There is no attempt to deal with this basic question.
G. Pankajam,
another Gandhian, comes out with a long list of pious
platitudes as objectives of education like promoting
"equity, peace, social justice and universal realisation
of human rights" and "pursuit of human
excellence", "acquisition of values" and so on.
How these high sounding objectives are to be achieved through
the instrumentality of education is made nowhere clear.
H.S.
Jamadagni, Vice-Chancellor, Gandhigram Rural Institute in
Tamil Nadu, is of the firm opinion that "one of the most
important agenda items for the coming century should be to
create a system of education that is affordable, give equal
opportunity to every one to educate oneself, is of the highest
quality and is appropriate to the country". However, how
these noble objectives are to be achieved in a highly
iniquitous social system like that of India is not made clear.
Gandhi was no
abstract moralist. He was a very practical man and a shrewd
tactician. How his ideological mantle has fallen upon those
who are extremely good at heart but greatly lacking in his
practical sense and his political mantle hijacked by those
who, in most of the cases, are an antithesis of Gandhi, needs
serious investigation.
While
defining the Gandhi agenda for India, Samara Bannerjee, a
historian, makes a number of sensible points like restricting
our dependency on the state, strengthening the panchayat raj
system, reworking the trusteeship concept, reorganising
agriculture to harmonise with the watershed concept, marketing
and sustainability, curbing the profit motive, etc. This
reviewer is in full agreement with him that it would be wrong
to discard Gandhi’s concept as being far-fetched and out of
sync. Several experiments like the Mondragon cooperative
movement, the micro credit of SWEA, the Bangladesh Grameen
Bank, the UP sodic lands reclamation project, changing
attitudes towards organic farming and questioning the utility
of big dams in many parts of the world, all have the stamp of
Gandhian influence.
Sanjeev
Ghotge relies heavily on Gandhi and Buddha to lay out the
parameters of the new paradigm of development. Industry,
agriculture, nature, animals and man — all have to be
integrated harmoniously into development instead of pitting
one against the other, as is the practice at present. All have
to be seen together in a new set of relationship to develop a
cooperative rather than conflicting relationship with nature.

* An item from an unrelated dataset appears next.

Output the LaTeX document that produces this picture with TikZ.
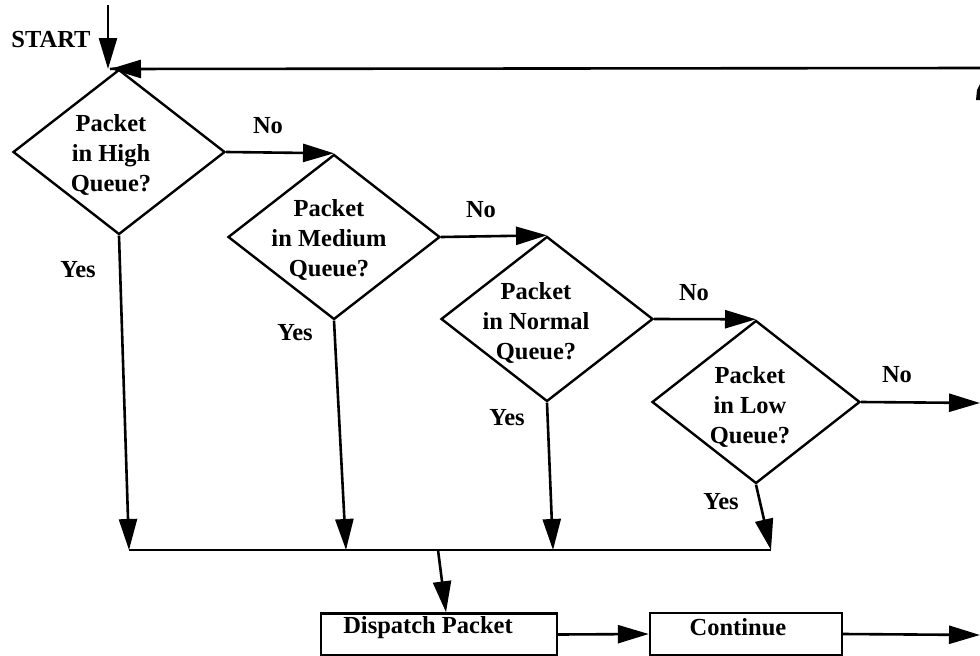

The blind pillage of nature is posing a threat to the very
survival of life in the world.
The book
concludes with two pieces that are quite combative in argument
and perceptive in analysis. Kumkum Roy examines the issue of
reservation of seats for women in our legislative bodies in
the context of gender question. The attempts to prevaricate or
stall the Bill by different male-dominated political parties
are seen by her as stemming from deep-seated misogyny. The
attack on film "Fire", exploring the possibility of
intimacy between women, has been seen as an attack on
Indianness and Indian culture. How human relations are
distorted in a male-dominated society is conveniently ignored
and a slight deviance from the male ethos is seen as an attack
on indigenous values and traditions.
The
brahmanical model of procreation is hierarchical, making
man-woman relationship highly unequal. Women as objects have
been subjected to reproductive manipulations down the ages but
the modern technology has made the process all the more
dehumanising as seen in the case of increasing female
foeticide. Access to land and labour being highly gendered
further adds to the woes of women.
Udayon Misra’s
highly provocative and informative piece puts the issue of
India’s troubled part of the North-East in its correct
perspective. The idea of Indian nation is being increasingly
appropriated by a certain section of Hindi-Hindu heartland and
the legitimate regional aspirations of the people of the
North-East are often characterised by this section as
secessionist and must be curbed ruthlessly. To ignore the
specificity of this area would only add to the alienation of
its people.
A large
portion of this area was left unadministered by the British
colonialists. Apart from the Brahmaputra and Barak valleys,
the entire north-eastern region was virtually unaffected by
the Indian freedom movement. Then this area has its cultural
distinctiveness. The people here are largely free from caste
divisions, dowry deaths, women persecution and several other
ills that afflict the so-called mainland of the country. The
failure to appreciate the cultural distinctiveness of this
area coupled with rampant corruption in the administration and
criminalisation of politics is breeding the feeling in the
deprived people of this area that the Indian nation is being
increasingly owned by the parasitic ruling elites. This is the
root cause of the alienation of the people of the area from
the so-called national mainstream.
This area
cannot be integrated with India in the real sense with the
ferocious movement of the Hindutva bulldozer and the Sangh
Parivar’s clarion call of one people, one nation, and one
culture. Unity of the country presupposes the recognition of
the multi-cultural, multi-ethnic, multi-lingual character of
the Indian nation and to ignore it in the name of national
unity is a sure recipe for the disintegration of the country.
As stated earlier, the book
is a mixed bag. This is inevitable in a ritualistic exercise.
All the same, it csan be read with interest.